Entre
«Diário duma Criada de Quarto» de Luis Buñuel (1963) e «Diário de Uma Criada
de Quarto» de Jean Renoir (1946) existem duas Céléstines – Jeanne Moreau e Paulette
Goddard. Duas irreverências absolutas construídas à medida de cada um dos génios
dos dois realizadores. A Céléstine de Jeanne Moreau é obscura, misteriosa,
senhora de si e de uma densa névoa que a faz sobreviver no casarão para a qual foi
contratada, vivendo entre o seu querer e as circunstâncias com que ali se vai deparando.

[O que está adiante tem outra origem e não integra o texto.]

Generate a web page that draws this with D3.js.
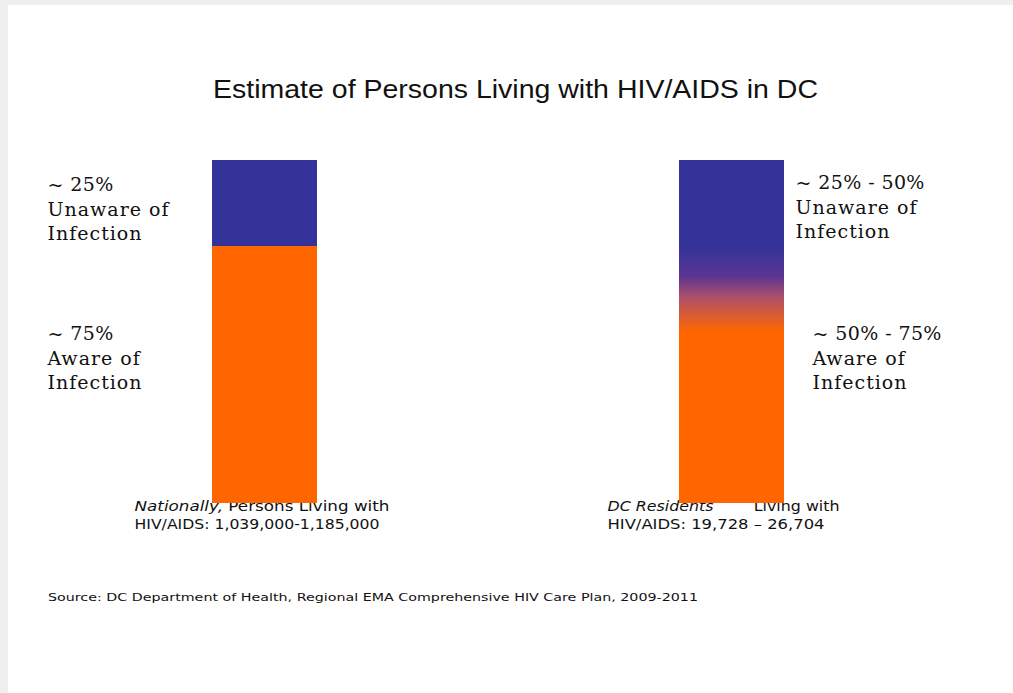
<!DOCTYPE html>
<html>
<head>
<meta charset="utf-8">
<script src="https://cdn.jsdelivr.net/npm/d3@7"></script>
<style>
  html, body { margin: 0; padding: 0; background: #ffffff; }
  svg { display: block; }
</style>
</head>
<body>
<svg id="chart" width="1013" height="693"></svg>
<script>
// ---- Data ----
const categories = ["Nationally", "DC Residents"];
const awareLow = [75, 50];     // % aware of infection (low estimate)
const awareHigh = [75, 75];    // % aware of infection (high estimate)
const unawareLow = [25, 25];   // % unaware (low estimate)
const unawareHigh = [25, 50];  // % unaware (high estimate)
const unawareLabels = [["~ 25%", "Unaware of", "Infection"], ["~ 25% - 50%", "Unaware of", "Infection"]];
const awareLabels = [["~ 75%", "Aware of", "Infection"], ["~ 50% - 75%", "Aware of", "Infection"]];
const captionLine1 = [
  [{t: "Nationally,", i: true}, {t: " Persons Living with", i: false}],
  [{t: "DC Residents", i: true}, {t: "        Living with", i: false}]
];
const captionLine2 = ["HIV/AIDS: 1,039,000-1,185,000", "HIV/AIDS: 19,728 \u2013 26,704"];
const titleText = "Estimate of Persons Living with HIV/AIDS in DC";
const sourceText = "Source: DC Department of Health, Regional EMA Comprehensive HIV Care Plan, 2009-2011";

const BLUE = "#333399", ORANGE = "#ff6600";

const svg = d3.select("#chart");

// page frame (light gray strip top/left like the screenshot)
svg.append("rect").attr("x", 0).attr("y", 0).attr("width", 1013).attr("height", 693).attr("fill", "#efefef");
svg.append("rect").attr("x", 8).attr("y", 5).attr("width", 1005).attr("height", 688).attr("fill", "#ffffff");

// scales
const x = d3.scalePoint().domain(categories).range([264.5, 731.5]);
const y = d3.scaleLinear().domain([0, 100]).range([503, 160]);
const barW = 105;

// title
svg.append("text")
  .attr("x", 213).attr("y", 98)
  .attr("font-family", "Liberation Sans, Arial, sans-serif")
  .attr("font-size", 25)
  .attr("textLength", 605).attr("lengthAdjust", "spacingAndGlyphs")
  .attr("fill", "#111")
  .text(titleText);

// captions (drawn before bars: bars overlap top of text)
categories.forEach((c, i) => {
  const cx = x(c);
  const tx = i === 0 ? cx - 130 : cx - 124;
  const t1 = svg.append("text")
    .attr("x", tx).attr("y", 511)
    .attr("font-family", "DejaVu Sans, sans-serif")
    .attr("font-size", 14)
    .attr("fill", "#111")
    .attr("style", "white-space: pre")
    .attr("textLength", i === 0 ? 255 : 232).attr("lengthAdjust", "spacingAndGlyphs");
  captionLine1[i].forEach(p => {
    t1.append("tspan").attr("font-style", p.i ? "italic" : "normal").text(p.t);
  });
  svg.append("text")
    .attr("x", tx).attr("y", 529)
    .attr("font-family", "DejaVu Sans, sans-serif")
    .attr("font-size", 14)
    .attr("fill", "#111")
    .attr("textLength", i === 0 ? 245 : 217).attr("lengthAdjust", "spacingAndGlyphs")
    .text(captionLine2[i]);
});

// gradient defs
const defs = svg.append("defs");

// bars
categories.forEach((c, i) => {
  const x0 = x(c) - barW / 2;
  const aLo = awareLow[i];
  const aHi = 100 - unawareLow[i];
  const top = Math.round(y(100)), mid1 = Math.round(y(aHi)), mid2 = Math.round(y(aLo)), bot = Math.round(y(0));
  // solid aware part
  svg.append("rect")
    .attr("x", x0).attr("width", barW)
    .attr("y", mid2).attr("height", bot - mid2)
    .attr("shape-rendering", "crispEdges")
    .attr("fill", ORANGE);
  // uncertain (gradient) part
  if (aHi > aLo) {
    const gid = "grad" + i;
    const g = defs.append("linearGradient").attr("id", gid)
      .attr("gradientUnits", "userSpaceOnUse")
      .attr("x1", 0).attr("x2", 0).attr("y1", mid1).attr("y2", mid2);
    g.append("stop").attr("offset", "0%").attr("stop-color", BLUE);
    g.append("stop").attr("offset", "35%").attr("stop-color", "#5a3592");
    g.append("stop").attr("offset", "60%").attr("stop-color", "#b0506a");
    g.append("stop").attr("offset", "100%").attr("stop-color", ORANGE);
    svg.append("rect")
      .attr("x", x0).attr("width", barW)
      .attr("y", mid1).attr("height", mid2 - mid1)
      .attr("shape-rendering", "crispEdges")
      .attr("fill", `url(#${gid})`);
  }
  // solid unaware part
  svg.append("rect")
    .attr("x", x0).attr("width", barW)
    .attr("y", top).attr("height", mid1 - top)
    .attr("shape-rendering", "crispEdges")
    .attr("fill", BLUE);
});

// segment labels
function drawLabel(lines, lx, ly) {
  const t = svg.append("text")
    .attr("font-family", "DejaVu Serif, serif")
    .attr("font-size", 19)
    .attr("fill", "#111");
  lines.forEach((l, k) => {
    t.append("tspan").attr("x", lx).attr("y", ly + k * 24.5)
      .attr("letter-spacing", k === 0 ? 0.4 : 1)
      .text(l);
  });
}
categories.forEach((c, i) => {
  const cx = x(c);
  if (i === 0) {
    drawLabel(unawareLabels[i], cx - 217, 191);
    drawLabel(awareLabels[i], cx - 217, 340);
  } else {
    drawLabel(unawareLabels[i], cx + 64, 189);
    drawLabel(awareLabels[i], cx + 81, 340);
  }
});

// source
svg.append("text")
  .attr("x", 48).attr("y", 601)
  .attr("font-family", "DejaVu Sans, sans-serif")
  .attr("font-size", 11)
  .attr("textLength", 650).attr("lengthAdjust", "spacingAndGlyphs")
  .attr("fill", "#111")
  .text(sourceText);
</script>
</body>
</html>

Enquanto a Céléstine de Paulette Goddard se declara, jovial e revolucionária, destruidora das velhas máximas decadentes, aristocráticas e monárquicas,
ao ver-se, vinda de Paris, a entrar na velha mansão rural do casal Lanlaire que
se fecham a sete chaves, usando a baixela de prata, na noite de 14 de
Julho, enquanto a aldeia inteira celebra a Bastilha na data festiva.
Apesar
do final ter sido alterado no romance de Octave Mirbeau, colocando
Céléstine a partir de comboio com o filho endinheirado Georges Lanlaire (Hurd
Hatfield) após ver desaparecer o velhaco mordomo Joseph (Francis Lederer). Apesar de tudo,
ela quase sorri pois provavelmente não esquece que este contraiu uma doença que se apresenta mais
ou menos em estado terminal.
É
impossível não reparar como Jean Renoir é um sedutor estético, um provocador social,
de uma libido política exacerbada. Recordo «O Crime do Sr. Lange» (1935), «A
Regra do Jogo» (1939) ou «Helena e os Homens» (1956) – o contrato social é
sempre desmascarado, mesmo profundamente adulterado; a multidão movimenta-se
num permanente bailado operárico instigada pela folia ou instigando o poder
vigente, mas sem nunca esquecer que estão a pisar um palco restricto; e as mulheres surgem
maravilhosamente sedutoras, agentes determinadas da revolta, capazes de derrotar
o sexo forte levando a revolução pelo seu lado mais inusitado e estético.
É curioso com o olhar de Paulette Goddard faz verter a permanente dúvida sobre Céléstine, sobre cada um dos seus gestos, dos seus sorrisos, das suas intenções.
Um
filme em ininterrupta sedução.
jef,
agosto 2024
«O
Diário de Uma Criada de Quarto» (The Diary of a Chambermaid) de Jean Renoir. Com
Paulette Goddard, Burgess Meredith, Hurd Hatfield, Francis Lederer, Judith Anderson,
Florence Bates, Iréne Ryan, Reginald Owen, Almira Sessions, Edward Astran, Arthur
Berkeley, Chet Brandenburg, Egon Brecher, Jane Crowley, Sumner Getchell. Argumento:
Jean Renoir e Burgess Meredith segundo o romance de Octave Mirbeau e adaptação
teatral de André Heuzé, André de Lorde e Edouard Norès. Produção Benedict
Bogeaus, Paulette Goddard, Burgess Meredith. Fotografia: Lucien N. Andriot. Música:
Michel Michelet. Guarda-roupa: Barbara Karinska. EUA, 1946, P / B, 87 min.